2 thoughts on “Lessons”

  1. If you 3 had just TOLD me what he was doing, you would NEVER gave gone back to him. He was a good dentist to we aduts….BUT, as you know, parents are not mind readers….and if you don’t tell sometimes what is wrong, we have no idea. I do not ever remember any of crying upon exiting the dentist office… “selective memory” – I don’t think so… I would have asked “why are you crying” — and I guarantee, you would never have been in his chair again.
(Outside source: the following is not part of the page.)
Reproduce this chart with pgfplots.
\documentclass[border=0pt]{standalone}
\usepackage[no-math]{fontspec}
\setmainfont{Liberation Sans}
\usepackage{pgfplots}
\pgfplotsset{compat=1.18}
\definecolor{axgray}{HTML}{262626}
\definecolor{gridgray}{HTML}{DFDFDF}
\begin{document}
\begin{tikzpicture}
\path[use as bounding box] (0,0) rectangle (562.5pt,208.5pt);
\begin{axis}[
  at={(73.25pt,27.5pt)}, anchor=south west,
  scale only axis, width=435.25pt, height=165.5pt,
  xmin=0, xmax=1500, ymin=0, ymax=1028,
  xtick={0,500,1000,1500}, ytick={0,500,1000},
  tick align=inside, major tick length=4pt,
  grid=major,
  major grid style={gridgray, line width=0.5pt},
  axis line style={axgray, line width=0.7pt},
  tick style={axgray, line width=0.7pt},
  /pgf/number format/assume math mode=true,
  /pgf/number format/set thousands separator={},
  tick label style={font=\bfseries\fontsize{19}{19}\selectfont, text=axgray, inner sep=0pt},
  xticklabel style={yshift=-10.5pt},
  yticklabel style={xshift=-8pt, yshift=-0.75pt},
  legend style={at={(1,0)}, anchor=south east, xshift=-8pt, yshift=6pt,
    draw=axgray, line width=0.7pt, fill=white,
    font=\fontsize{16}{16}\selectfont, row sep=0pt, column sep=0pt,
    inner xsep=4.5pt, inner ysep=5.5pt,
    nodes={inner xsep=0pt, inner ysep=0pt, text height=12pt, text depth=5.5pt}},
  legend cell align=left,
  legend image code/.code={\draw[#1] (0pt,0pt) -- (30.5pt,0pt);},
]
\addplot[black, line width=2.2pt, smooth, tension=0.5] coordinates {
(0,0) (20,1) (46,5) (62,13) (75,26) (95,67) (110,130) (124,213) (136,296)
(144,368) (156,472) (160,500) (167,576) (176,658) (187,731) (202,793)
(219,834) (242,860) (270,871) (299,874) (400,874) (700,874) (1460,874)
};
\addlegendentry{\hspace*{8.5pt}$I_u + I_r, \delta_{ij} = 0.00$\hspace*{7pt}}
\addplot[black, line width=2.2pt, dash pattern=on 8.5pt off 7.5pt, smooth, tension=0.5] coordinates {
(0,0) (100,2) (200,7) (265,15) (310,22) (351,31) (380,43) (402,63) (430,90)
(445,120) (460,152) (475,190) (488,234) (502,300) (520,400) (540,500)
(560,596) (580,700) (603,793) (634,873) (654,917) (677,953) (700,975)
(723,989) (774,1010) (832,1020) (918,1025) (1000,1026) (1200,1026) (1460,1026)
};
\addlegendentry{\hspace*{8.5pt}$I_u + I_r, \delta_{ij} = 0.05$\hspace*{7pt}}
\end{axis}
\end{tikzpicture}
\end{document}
  2. Momma, it is not an indictment of you. And I do not think as kids any of us would have spoken up. And the point is that there is an assumption that Presner knew what was right and was the authority…and if it hurt or we were scared…it was our fault. And back then…kids didn’t get educated about “good touching” and “bad touching”. But…I think the fact that all three of us have awful phobias of the dentist is testament to what a monster he was. And years later, when he committed suicide, I thought….”I always knew he was disturbed”.